Mi sono commosso perché nel lontano 1849 due ragazzini, Carlo Gastini e Felice Reviglio, avevano avuto la stessa idea e, in gran segreto, risparmiando sul cibo e conservando gelosamente le loro piccole mance, erano riusciti a comperare un regalo per l’onomastico di don Bosco. La notte di San Giovanni erano andati a bussare alla porta della camera di don Bosco. Pensate la sua meraviglia e commozione nel vedersi presentare due piccoli cuori d’argento, accompagnati da poche impacciatissime parole.

 

Tanti cuori

Il cuore dei ragazzi è sempre lo stesso e anche oggi, nelle Canarie, in una piccola scatola di cartone a forma di cuore, hanno messo più di cento cuori con i nomi di Nain, Rocio, Armiche, Mustapha, Xousef, Ainoha, Desirée, Abdjalil, Beatrice e Ibrahim, Yone e Mohamed e cento altri, esprimendo semplicemente qualcosa che veniva dal cuore; cose sincere di grande valore come queste:

Grazie per aver reso possibile tutto questo.

Grazie per la seconda possibilità che mi hai dato nella vita.

Continuo a lottare. Con te è più facile.

Grazie perché mi hai ridato la gioia.

Grazie per avermi aiutato a credere che posso fare tutto ciò che mi prefiggo.

Grazie per il cibo e la casa.

Grazie dal profondo del mio cuore.

Grazie per avermi aiutato.

Grazie per questa opportunità di crescita.

Grazie per aver creduto in noi giovani nonostante la nostra situazione…

E centinaia di espressioni simili, rivolte a don Bosco e agli educatori che in nome di don Bosco sono con loro ogni giorno.

 

Ho ascoltato quello che hanno condiviso con me, ho sentito alcune delle loro storie (molte delle quali piene di dolore); ho visto i loro sguardi e i loro sorrisi; e mi sono sentito molto orgoglioso di essere un salesiano e di appartenere a una famiglia di fratelli, educatori, educatrici e giovani così splendidi.

Ho pensato, ancora una volta, che don Bosco è più attuale e necessario che mai; e ho pensato alla finezza educativa con cui accompagniamo tanti giovani con grande rispetto e sensibilità per i loro sogni.

 

Abbiamo recitato insieme una preghiera rivolta al Dio che ci ama tutti, al Dio che benedice i suoi figli e le sue figlie. Una preghiera che ha fatto sentire a proprio agio cristiani, musulmani e indù. In quel momento senza alcun dubbio lo Spirito di Dio ci abbracciava tutti.

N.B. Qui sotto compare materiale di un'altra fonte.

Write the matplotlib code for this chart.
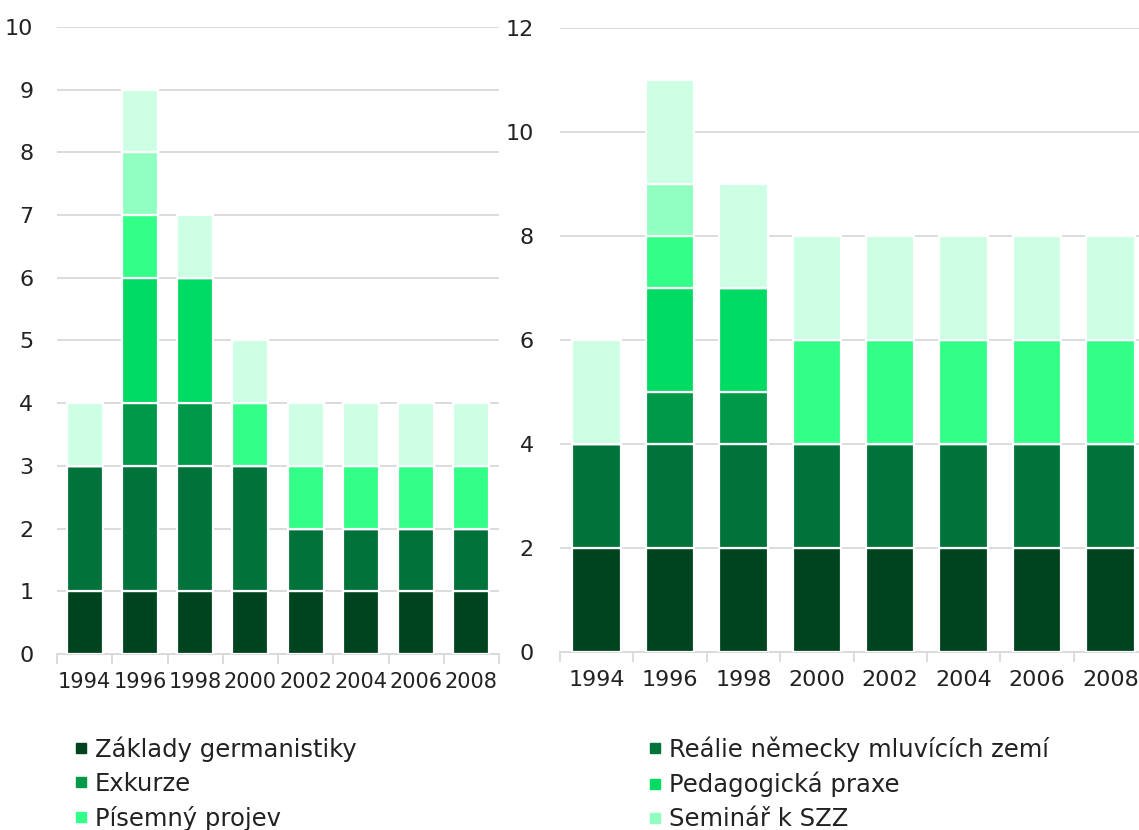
import matplotlib
matplotlib.use("Agg")
import matplotlib.pyplot as plt
from matplotlib.lines import Line2D
import numpy as np

plt.rcParams['font.family'] = ['DejaVu Sans']

years = ["1994", "1996", "1998", "2000", "2002", "2004", "2006", "2008"]
series = ["Základy germanistiky", "Reálie německy mluvících zemí", "Exkurze",
          "Pedagogická praxe", "Písemný projev", "Seminář k SZZ", "Ostatní"]
colors = ["#00441F", "#00733A", "#00994A", "#00DB64", "#33FF88", "#90FFC0", "#CCFFE4"]

# left chart
left_zaklady  = [1, 1, 1, 1, 1, 1, 1, 1]
left_realie   = [2, 2, 2, 2, 1, 1, 1, 1]
left_exkurze  = [0, 1, 1, 0, 0, 0, 0, 0]
left_praxe    = [0, 2, 2, 0, 0, 0, 0, 0]
left_projev   = [0, 1, 0, 1, 1, 1, 1, 1]
left_seminar  = [0, 1, 0, 0, 0, 0, 0, 0]
left_ostatni  = [1, 1, 1, 1, 1, 1, 1, 1]

# right chart
right_zaklady = [2, 2, 2, 2, 2, 2, 2, 2]
right_realie  = [2, 2, 2, 2, 2, 2, 2, 2]
right_exkurze = [0, 1, 1, 0, 0, 0, 0, 0]
right_praxe   = [0, 2, 2, 0, 0, 0, 0, 0]
right_projev  = [0, 1, 0, 2, 2, 2, 2, 2]
right_seminar = [0, 1, 0, 0, 0, 0, 0, 0]
right_ostatni = [2, 2, 2, 2, 2, 2, 2, 2]

left_data = [left_zaklady, left_realie, left_exkurze, left_praxe, left_projev, left_seminar, left_ostatni]
right_data = [right_zaklady, right_realie, right_exkurze, right_praxe, right_projev, right_seminar, right_ostatni]

W, H = 1139, 830
fig = plt.figure(figsize=(W / 100, H / 100), dpi=100)

def px_axes(x0, x1, ytop, ybot):
    return fig.add_axes([x0 / W, 1 - ybot / H, (x1 - x0) / W, (ybot - ytop) / H])

ax1 = px_axes(57, 499, 27, 654)
ax2 = px_axes(560, 1147, 28, 652)

grid_c = "#D9D9D9"

def draw(ax, data, width, ymax, ystep, ypad, xsize):
    x = np.arange(len(years))
    bottom = np.zeros(len(years))
    for vals, c in zip(data, colors):
        v = np.array(vals, dtype=float)
        ax.bar(x, v, width, bottom=bottom, color=c, edgecolor="white", linewidth=1.6, zorder=3)
        bottom += v
    ax.set_xlim(-0.5, len(years) - 0.5)
    ax.set_ylim(0, ymax)
    ax.set_yticks(np.arange(0, ymax + 0.01, ystep))
    ax.yaxis.grid(True, color=grid_c, linewidth=1.3, zorder=0)
    ax.set_axisbelow(True)
    for s in ["top", "right", "left"]:
        ax.spines[s].set_visible(False)
    ax.spines["bottom"].set_color(grid_c)
    ax.spines["bottom"].set_linewidth(1.3)
    ax.set_xticks(x)
    ax.set_xticklabels(years)
    ax.set_xticks(np.arange(-0.5, len(years)), minor=True)
    ax.tick_params(axis="x", which="major", length=0, pad=13, labelsize=xsize, labelcolor="#222222")
    ax.tick_params(axis="x", which="minor", length=7, width=1.3, color=grid_c)
    ax.tick_params(axis="y", length=0, pad=ypad, labelsize=16, labelcolor="#222222")

draw(ax1, left_data, 0.65, 10, 1, 17, 15)
draw(ax2, right_data, 0.66, 12, 2, 19, 16)

def handle(c):
    return Line2D([], [], marker="s", linestyle="", markersize=7.5, color=c)

col1 = [0, 2, 4]
col2 = [1, 3, 5]
leg_kw = dict(frameon=False, fontsize=17.5, handletextpad=0.25, labelspacing=0.42,
              borderpad=0, borderaxespad=0, handlelength=0.7, labelcolor="#222222")
fig.legend([handle(colors[i]) for i in col1], [series[i] for i in col1],
           loc="upper left", bbox_to_anchor=(72 / W, 1 - 736 / H), **leg_kw)
fig.legend([handle(colors[i]) for i in col2], [series[i] for i in col2],
           loc="upper left", bbox_to_anchor=(646 / W, 1 - 736 / H), **leg_kw)

fig.savefig("out.png", dpi=100)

Ero felice perché, come don Bosco a Valdocco accoglieva i suoi primi ragazzi, oggi, in tanti Valdocco nel mondo, sta accadendo la stessa cosa.

 

Quando parliamo dell’amore di Dio, per molti è un concetto troppo astratto. Nel Sacro Cuore di Gesù l’amore di Dio per noi è diventato concreto, visibile e percettibile. Per noi Dio ha preso un cuore umano, nel cuore di Gesù ci ha aperto il suo cuore. Così, attraverso Gesù, possiamo portare i nostri destinatari al cuore di Dio.